┏━━

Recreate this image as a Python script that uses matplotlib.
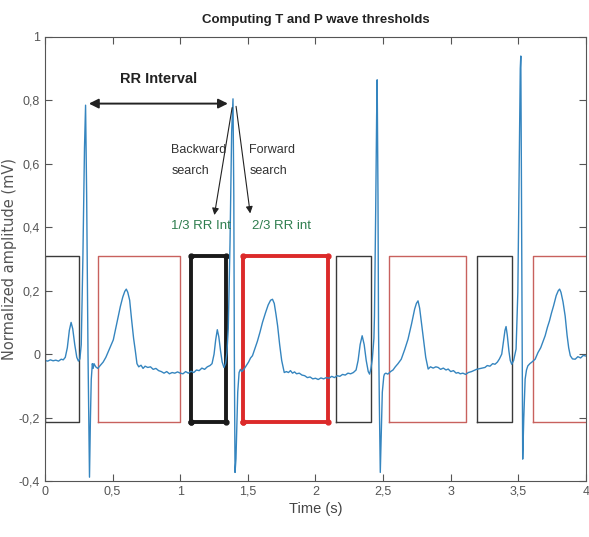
import matplotlib
matplotlib.use("Agg")
import matplotlib.pyplot as plt
import numpy as np

plt.rcParams["font.family"] = ["Liberation Sans", "DejaVu Sans"]

# ECG trace (time s, amplitude mV)
ecg_t = [0.00, 0.02, 0.04, 0.06, 0.08, 0.10, 0.12, 0.135, 0.15, 0.165, 0.18, 0.193, 0.205, 0.22, 0.235, 0.247,
         0.258, 0.268, 0.280, 0.292, 0.300, 0.308, 0.318, 0.329, 0.336, 0.342, 0.350, 0.356, 0.362, 0.375, 0.39,
         0.41, 0.43, 0.45, 0.47, 0.49, 0.505, 0.52, 0.54, 0.557, 0.575, 0.59, 0.601, 0.612, 0.626, 0.64, 0.655,
         0.668, 0.68, 0.693, 0.71, 0.725, 0.74, 0.76, 0.78, 0.80, 0.82, 0.84, 0.86, 0.88, 0.90, 0.92, 0.94, 0.96,
         0.98, 1.00,
         1.02, 1.04, 1.06, 1.08, 1.10, 1.12, 1.14, 1.16, 1.18, 1.20, 1.22, 1.235, 1.25, 1.262, 1.274, 1.285, 1.298,
         1.310, 1.323, 1.335, 1.345, 1.355, 1.368, 1.380, 1.390, 1.396, 1.400, 1.405, 1.412, 1.417, 1.425, 1.435,
         1.445, 1.455, 1.465, 1.475, 1.49, 1.505, 1.52, 1.534, 1.55, 1.57, 1.59, 1.608, 1.63, 1.65, 1.668, 1.682,
         1.695, 1.708, 1.72, 1.735, 1.75, 1.769, 1.785, 1.80, 1.815, 1.83, 1.845, 1.86, 1.88, 1.90, 1.92, 1.94,
         1.96, 1.98, 2.00, 2.02, 2.04, 2.06,
         2.08, 2.10, 2.12, 2.14, 2.16, 2.18, 2.20, 2.22, 2.24, 2.26, 2.28, 2.30, 2.315, 2.33, 2.345, 2.36, 2.375,
         2.39, 2.40, 2.41, 2.42, 2.432, 2.436, 2.445, 2.452, 2.456, 2.462, 2.466, 2.472, 2.479, 2.486, 2.494, 2.505,
         2.51, 2.52, 2.535, 2.555, 2.573, 2.59, 2.61, 2.634, 2.66, 2.684, 2.71, 2.733, 2.746, 2.758, 2.77, 2.783,
         2.80, 2.815, 2.833, 2.85, 2.87, 2.89, 2.907, 2.925, 2.945, 2.965, 2.981, 3.00, 3.02, 3.04, 3.055, 3.07,
         3.09, 3.11,
         3.13, 3.154, 3.17, 3.19, 3.21, 3.23, 3.253, 3.27, 3.29, 3.31, 3.327, 3.345, 3.36, 3.377, 3.39, 3.401,
         3.409, 3.418, 3.43, 3.44, 3.451, 3.465, 3.475, 3.483, 3.496, 3.506, 3.514, 3.518, 3.522, 3.527, 3.532,
         3.540, 3.550, 3.56, 3.57, 3.585, 3.60, 3.624, 3.645, 3.665, 3.682, 3.698, 3.715, 3.73, 3.745, 3.76, 3.78,
         3.795, 3.805, 3.815, 3.83, 3.846, 3.86, 3.872, 3.884, 3.90, 3.92, 3.94, 3.96, 3.98, 4.00]
ecg_v = [-0.020, -0.022, -0.018, -0.021, -0.019, -0.022, -0.016, -0.018, -0.010, 0.020, 0.075, 0.100, 0.080,
         0.030, -0.010, -0.022, -0.015, 0.030, 0.300, 0.650, 0.785, 0.500, 0.000, -0.388, -0.200, -0.080, -0.030,
         -0.045, -0.030, -0.040, -0.045, -0.035, -0.025, -0.010, 0.010, 0.030, 0.045, 0.075, 0.115, 0.150, 0.180,
         0.198, 0.205, 0.195, 0.170, 0.110, 0.050, 0.010, -0.030, -0.040, -0.035, -0.045, -0.038, -0.042, -0.040,
         -0.048, -0.045, -0.052, -0.055, -0.060, -0.055, -0.062, -0.058, -0.060, -0.056, -0.060,
         -0.062, -0.055, -0.060, -0.054, -0.058, -0.050, -0.052, -0.044, -0.048, -0.040, -0.036, -0.030, 0.000,
         0.045, 0.077, 0.055, 0.010, -0.025, -0.042, -0.030, 0.005, 0.080, 0.350, 0.700, 0.805, 0.500, 0.000,
         -0.373, -0.330, -0.246, -0.120, -0.058, -0.048, -0.055, -0.050, -0.045, -0.035, -0.025, -0.012, -0.005,
         0.015, 0.040, 0.070, 0.100, 0.130, 0.155, 0.170, 0.173, 0.160, 0.125, 0.089, 0.030, -0.020, -0.058,
         -0.055, -0.058, -0.052, -0.060, -0.056, -0.062, -0.060, -0.066, -0.068, -0.074, -0.072, -0.078, -0.076,
         -0.080, -0.075, -0.078,
         -0.074, -0.076, -0.070, -0.074, -0.068, -0.070, -0.064, -0.066, -0.060, -0.062, -0.058, -0.050, -0.020,
         0.030, 0.058, 0.030, -0.020, -0.055, -0.063, -0.045, -0.016, 0.050, 0.120, 0.450, 0.750, 0.865, 0.500,
         0.079, -0.150, -0.373, -0.250, -0.120, -0.070, -0.063, -0.060, -0.063, -0.055, -0.050, -0.040, -0.030,
         -0.016, 0.015, 0.047, 0.095, 0.142, 0.160, 0.168, 0.145, 0.100, 0.040, -0.010, -0.047, -0.040, -0.044,
         -0.040, -0.042, -0.048, -0.044, -0.050, -0.047, -0.055, -0.052, -0.060, -0.058, -0.062, -0.060, -0.064,
         -0.058, -0.055, -0.052, -0.048, -0.046, -0.044, -0.042, -0.036, -0.038, -0.030, -0.032, -0.025, -0.015,
         0.000, 0.040, 0.075, 0.087, 0.060, 0.010, -0.020, -0.032, -0.020, 0.000, 0.016, 0.195, 0.600, 0.900,
         0.940, 0.600, 0.100, -0.331, -0.200, -0.079, -0.050, -0.037, -0.030, -0.025, -0.016, 0.005, 0.020, 0.040,
         0.058, 0.085, 0.105, 0.130, 0.152, 0.185, 0.200, 0.205, 0.195, 0.165, 0.120, 0.060, 0.020, -0.005,
         -0.015, -0.016, -0.008, -0.012, -0.004, -0.006]

# search windows: (start, end) in seconds
p_windows = [(0.0, 0.25), (2.15, 2.41), (3.196, 3.45)]
t_windows = [(0.39, 0.995), (2.54, 3.11), (3.61, 4.05)]
p_window_sel = (1.076, 1.34)
t_window_sel = (1.467, 2.09)
win_low, win_high = -0.215, 0.31

rr_start, rr_end, rr_level = 0.304, 1.373, 0.79

xticks = np.arange(0, 4.01, 0.5)
yticks = np.arange(-0.4, 1.01, 0.2)


def box(ax, lo, hi, **kw):
    ax.plot([lo, lo, hi, hi, lo], [win_low, win_high, win_high, win_low, win_low], **kw)


fig = plt.figure(figsize=(5.89, 5.37), dpi=100)
ax = fig.add_axes([0.0764, 0.1043, 0.9185, 0.8268])

for lo, hi in p_windows:
    box(ax, lo, hi, color="#3a3a3a", lw=1.0)
for lo, hi in t_windows:
    box(ax, lo, hi, color="#c8615e", lw=1.0)
box(ax, *p_window_sel, color="#1a1a1a", lw=2.8, marker="o", ms=3.5)
box(ax, *t_window_sel, color="#dc2a2a", lw=2.8, marker="o", ms=3.5)

ax.plot(ecg_t, ecg_v, color="#3585bf", lw=1.0)

# annotations
ax.annotate("", xy=(rr_start, rr_level), xytext=(rr_end, rr_level),
            arrowprops=dict(arrowstyle="<|-|>", color="#222222", lw=1.4, mutation_scale=14))
ax.text(0.84, 0.866, "RR Interval", ha="center", va="center", fontsize=10.5, fontweight="bold", color="#222222")
ax.annotate("", xy=(1.249, 0.43), xytext=(1.387, 0.786),
            arrowprops=dict(arrowstyle="-|>", color="#222222", lw=0.8, mutation_scale=10))
ax.annotate("", xy=(1.52, 0.435), xytext=(1.41, 0.79),
            arrowprops=dict(arrowstyle="-|>", color="#222222", lw=0.8, mutation_scale=10))
ax.text(0.935, 0.61, "Backward\nsearch", ha="left", va="center", fontsize=9, color="#333333",
        linespacing=2.0)
ax.text(1.51, 0.61, "Forward\nsearch", ha="left", va="center", fontsize=9, color="#333333",
        linespacing=2.0)
ax.text(1.155, 0.405, "1/3 RR Int", ha="center", va="center", fontsize=9.5, color="#2e7d4e")
ax.text(1.75, 0.405, "2/3 RR int", ha="center", va="center", fontsize=9.5, color="#2e7d4e")

ax.set_xlim(0, 4)
ax.set_ylim(-0.4, 1)
ax.set_xticks(xticks)
ax.set_yticks(yticks)
ax.set_xticklabels([f"{v:g}".replace(".", ",") for v in xticks])
ax.set_yticklabels([f"{round(v, 1):g}".replace(".", ",") for v in yticks])
ax.tick_params(direction="in", length=5, top=True, right=True, labelsize=9, colors="#555555",
               labelcolor="#555555")
for s in ax.spines.values():
    s.set_color("#555555")
    s.set_linewidth(0.8)

ax.set_title("Computing T and P wave thresholds", fontsize=9.5, fontweight="bold", color="#222222", pad=10)
ax.set_xlabel("Time (s)", fontsize=10.5, color="#444444", labelpad=3)
ax.set_ylabel("Normalized amplitude (mV)", fontsize=10.5, color="#555555", family="DejaVu Sans")
ax.yaxis.set_label_coords(-0.052, 0.5)

fig.savefig("out.png", dpi=100)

┗━━

§ **YOUR OBJECTIVE**: List all lines above in which the string "matplotlib" appears.

§ **SOLUTION TO THIS PROBLEM**:
Recreate this image as a Python script that uses matplotlib.
import matplotlib
matplotlib.use("Agg")
import matplotlib.pyplot as plt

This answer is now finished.